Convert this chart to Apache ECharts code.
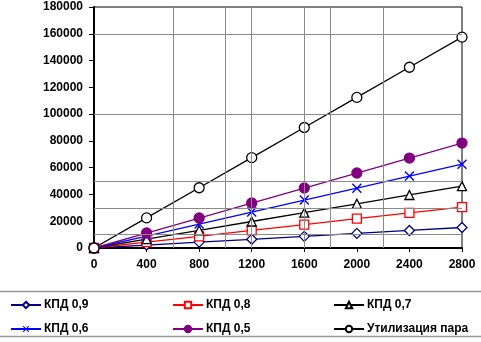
<!DOCTYPE html>
<html><head><meta charset="utf-8">
<script src="https://cdn.jsdelivr.net/npm/echarts@6/dist/echarts.min.js"></script>
<style>html,body{margin:0;padding:0;background:#fff}#c{width:481px;height:342px}</style>
</head><body><div id="c"></div>
<script>
var xValues = [0, 400, 800, 1200, 1600, 2000, 2400, 2800];
var kpd09 = [0, 2200, 4400, 6500, 8700, 10900, 13100, 15300];
var kpd08 = [0, 4400, 8700, 13100, 17500, 21900, 26200, 30600];
var kpd07 = [0, 6600, 13200, 19800, 26400, 33000, 39600, 46200];
var kpd06 = [0, 8950, 17900, 26800, 35800, 44700, 53700, 62600];
var kpd05 = [0, 11200, 22400, 33600, 44800, 56000, 67200, 78400];
var steam = [0, 22500, 45000, 67500, 90000, 112500, 135000, 157500];
var seriesNames = ['КПД 0,9', 'КПД 0,8', 'КПД 0,7', 'КПД 0,6', 'КПД 0,5', 'Утилизация пара'];
var xGridLines = [600, 1000, 1200, 1600, 1800, 2200];
var yGridLines = [10000, 30000, 50000, 100000, 160000];

function pts(arr){ return xValues.map(function(x,i){ return [x, arr[i]]; }); }
var X_PATH = 'path://M0,1L1,0L5,4L9,0L10,1L6,5L10,9L9,10L5,6L1,10L0,9L4,5Z';
var font = 'Liberation Sans, Arial, sans-serif';

function mk(name, data, color, symbol, size, fill){
  return {
    name: name, type: 'line', data: pts(data), z: 3,
    symbol: symbol, symbolSize: size, showAllSymbol: true,
    lineStyle: {color: color, width: 1.3},
    itemStyle: {color: fill, borderColor: color, borderWidth: 1.3},
    emphasis: {disabled: true}, animation: false
  };
}

var series = [
  {type: 'line', data: [], z: 1, silent: true, animation: false,
   markLine: {silent: true, symbol: 'none', animation: false, label: {show: false},
     lineStyle: {color: '#8a8a8a', width: 1, type: 'solid'},
     data: xGridLines.map(function(v){return {xAxis: v};}).concat(yGridLines.map(function(v){return {yAxis: v};}))}},
  mk(seriesNames[0], kpd09, '#000080', 'diamond', 10, '#fff'),
  mk(seriesNames[1], kpd08, '#ff0000', 'rect', 9, '#fff'),
  mk(seriesNames[2], kpd07, '#000000', 'triangle', 9, '#fff'),
  mk(seriesNames[3], kpd06, '#0000ff', X_PATH, 10, '#0000ff'),
  mk(seriesNames[4], kpd05, '#800080', 'circle', 10, '#800080'),
  mk(seriesNames[5], steam, '#000000', 'circle', 10, '#fff')
];
series[4].itemStyle.borderWidth = 0;

function legend(left, names){
  return {left: left, top: 299, padding: 0, orient: 'vertical', itemGap: 12, itemWidth: 30, itemHeight: 8,
    data: names, selectedMode: false,
    textStyle: {color: '#000', fontFamily: font, fontWeight: 'bold', fontSize: 12, padding: [0,0,0,-2]}};
}

var chart = echarts.init(document.getElementById('c'), null, {renderer: 'canvas'});
chart.setOption({
  animation: false,
  grid: {left: 94, top: 7, width: 368, height: 241, show: true, borderColor: '#000', borderWidth: 1},
  xAxis: {type: 'value', min: 0, max: 2800, interval: 400,
    axisLine: {lineStyle: {color: '#000', width: 2}},
    axisTick: {show: true, length: 4, lineStyle: {color: '#000'}},
    axisLabel: {color: '#000', fontFamily: font, fontWeight: 'bold', fontSize: 12, margin: 11,
      formatter: function(v){ return String(v); }},
    splitLine: {show: false}},
  yAxis: {type: 'value', min: 0, max: 180000, interval: 20000,
    axisLine: {show: true, lineStyle: {color: '#000', width: 2}},
    axisTick: {show: true, length: 5, lineStyle: {color: '#000'}},
    axisLabel: {color: '#000', fontFamily: font, fontWeight: 'bold', fontSize: 12, margin: 11,
      formatter: function(v){ return String(v); }},
    splitLine: {show: false}},
  legend: [
    legend(10, [seriesNames[0], seriesNames[3]]),
    legend(172, [seriesNames[1], seriesNames[4]]),
    legend(333, [seriesNames[2], seriesNames[5]])
  ],
  graphic: [
    {type: 'line', shape: {x1: 0, y1: 291.5, x2: 481, y2: 291.5}, style: {stroke: '#999', lineWidth: 1.5}},
    {type: 'line', shape: {x1: 0, y1: 336.5, x2: 481, y2: 336.5}, style: {stroke: '#999', lineWidth: 1.5}}
  ],
  series: series
});
</script></body></html>
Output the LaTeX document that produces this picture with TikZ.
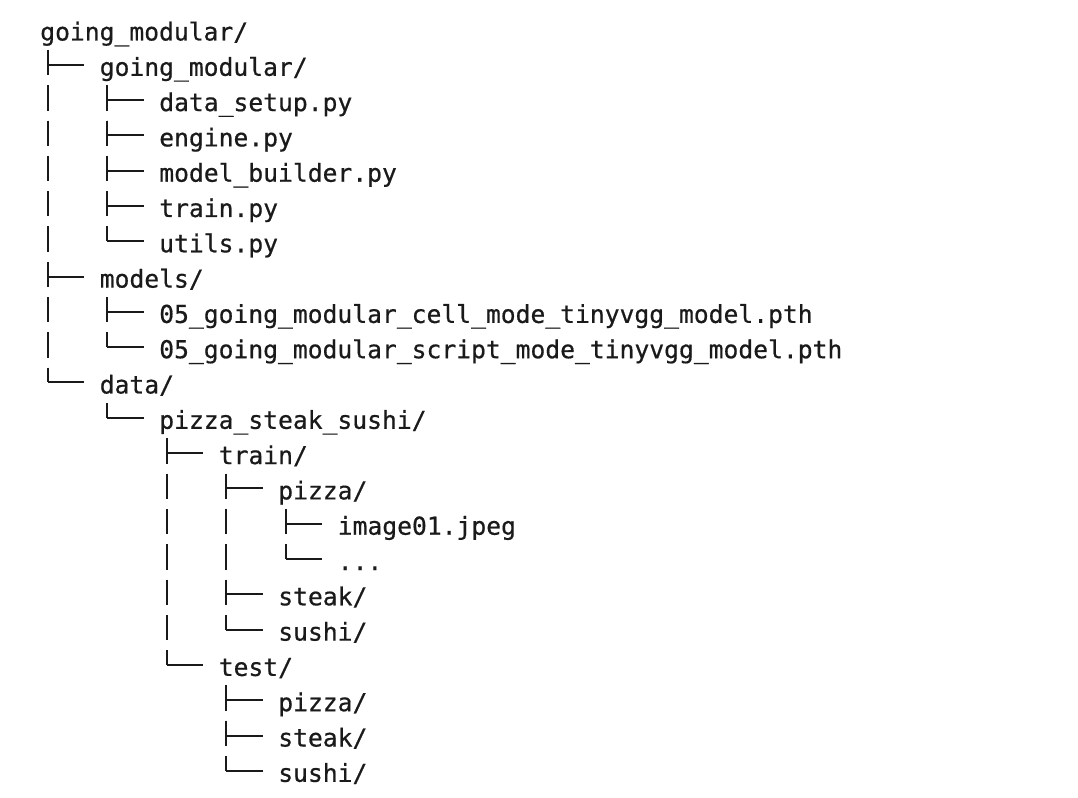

________________________

Leave out the pictures and transcribe everything else exactly.

Convert this chart to Apache ECharts code.
<!DOCTYPE html>
<html><head><meta charset="utf-8">
<script src="https://cdn.jsdelivr.net/npm/echarts@6/dist/echarts.min.js"></script>
<style>html,body{margin:0;padding:0;background:#fff}#c{width:481px;height:342px}</style>
</head><body><div id="c"></div>
<script>
var xValues = [0, 400, 800, 1200, 1600, 2000, 2400, 2800];
var kpd09 = [0, 2200, 4400, 6500, 8700, 10900, 13100, 15300];
var kpd08 = [0, 4400, 8700, 13100, 17500, 21900, 26200, 30600];
var kpd07 = [0, 6600, 13200, 19800, 26400, 33000, 39600, 46200];
var kpd06 = [0, 8950, 17900, 26800, 35800, 44700, 53700, 62600];
var kpd05 = [0, 11200, 22400, 33600, 44800, 56000, 67200, 78400];
var steam = [0, 22500, 45000, 67500, 90000, 112500, 135000, 157500];
var seriesNames = ['КПД 0,9', 'КПД 0,8', 'КПД 0,7', 'КПД 0,6', 'КПД 0,5', 'Утилизация пара'];
var xGridLines = [600, 1000, 1200, 1600, 1800, 2200];
var yGridLines = [10000, 30000, 50000, 100000, 160000];

function pts(arr){ return xValues.map(function(x,i){ return [x, arr[i]]; }); }
var X_PATH = 'path://M0,1L1,0L5,4L9,0L10,1L6,5L10,9L9,10L5,6L1,10L0,9L4,5Z';
var font = 'Liberation Sans, Arial, sans-serif';

function mk(name, data, color, symbol, size, fill){
  return {
    name: name, type: 'line', data: pts(data), z: 3,
    symbol: symbol, symbolSize: size, showAllSymbol: true,
    lineStyle: {color: color, width: 1.3},
    itemStyle: {color: fill, borderColor: color, borderWidth: 1.3},
    emphasis: {disabled: true}, animation: false
  };
}

var series = [
  {type: 'line', data: [], z: 1, silent: true, animation: false,
   markLine: {silent: true, symbol: 'none', animation: false, label: {show: false},
     lineStyle: {color: '#8a8a8a', width: 1, type: 'solid'},
     data: xGridLines.map(function(v){return {xAxis: v};}).concat(yGridLines.map(function(v){return {yAxis: v};}))}},
  mk(seriesNames[0], kpd09, '#000080', 'diamond', 10, '#fff'),
  mk(seriesNames[1], kpd08, '#ff0000', 'rect', 9, '#fff'),
  mk(seriesNames[2], kpd07, '#000000', 'triangle', 9, '#fff'),
  mk(seriesNames[3], kpd06, '#0000ff', X_PATH, 10, '#0000ff'),
  mk(seriesNames[4], kpd05, '#800080', 'circle', 10, '#800080'),
  mk(seriesNames[5], steam, '#000000', 'circle', 10, '#fff')
];
series[4].itemStyle.borderWidth = 0;

function legend(left, names){
  return {left: left, top: 299, padding: 0, orient: 'vertical', itemGap: 12, itemWidth: 30, itemHeight: 8,
    data: names, selectedMode: false,
    textStyle: {color: '#000', fontFamily: font, fontWeight: 'bold', fontSize: 12, padding: [0,0,0,-2]}};
}

var chart = echarts.init(document.getElementById('c'), null, {renderer: 'canvas'});
chart.setOption({
  animation: false,
  grid: {left: 94, top: 7, width: 368, height: 241, show: true, borderColor: '#000', borderWidth: 1},
  xAxis: {type: 'value', min: 0, max: 2800, interval: 400,
    axisLine: {lineStyle: {color: '#000', width: 2}},
    axisTick: {show: true, length: 4, lineStyle: {color: '#000'}},
    axisLabel: {color: '#000', fontFamily: font, fontWeight: 'bold', fontSize: 12, margin: 11,
      formatter: function(v){ return String(v); }},
    splitLine: {show: false}},
  yAxis: {type: 'value', min: 0, max: 180000, interval: 20000,
    axisLine: {show: true, lineStyle: {color: '#000', width: 2}},
    axisTick: {show: true, length: 5, lineStyle: {color: '#000'}},
    axisLabel: {color: '#000', fontFamily: font, fontWeight: 'bold', fontSize: 12, margin: 11,
      formatter: function(v){ return String(v); }},
    splitLine: {show: false}},
  legend: [
    legend(10, [seriesNames[0], seriesNames[3]]),
    legend(172, [seriesNames[1], seriesNames[4]]),
    legend(333, [seriesNames[2], seriesNames[5]])
  ],
  graphic: [
    {type: 'line', shape: {x1: 0, y1: 291.5, x2: 481, y2: 291.5}, style: {stroke: '#999', lineWidth: 1.5}},
    {type: 'line', shape: {x1: 0, y1: 336.5, x2: 481, y2: 336.5}, style: {stroke: '#999', lineWidth: 1.5}}
  ],
  series: series
});
</script></body></html>
Output the LaTeX document that produces this picture with TikZ.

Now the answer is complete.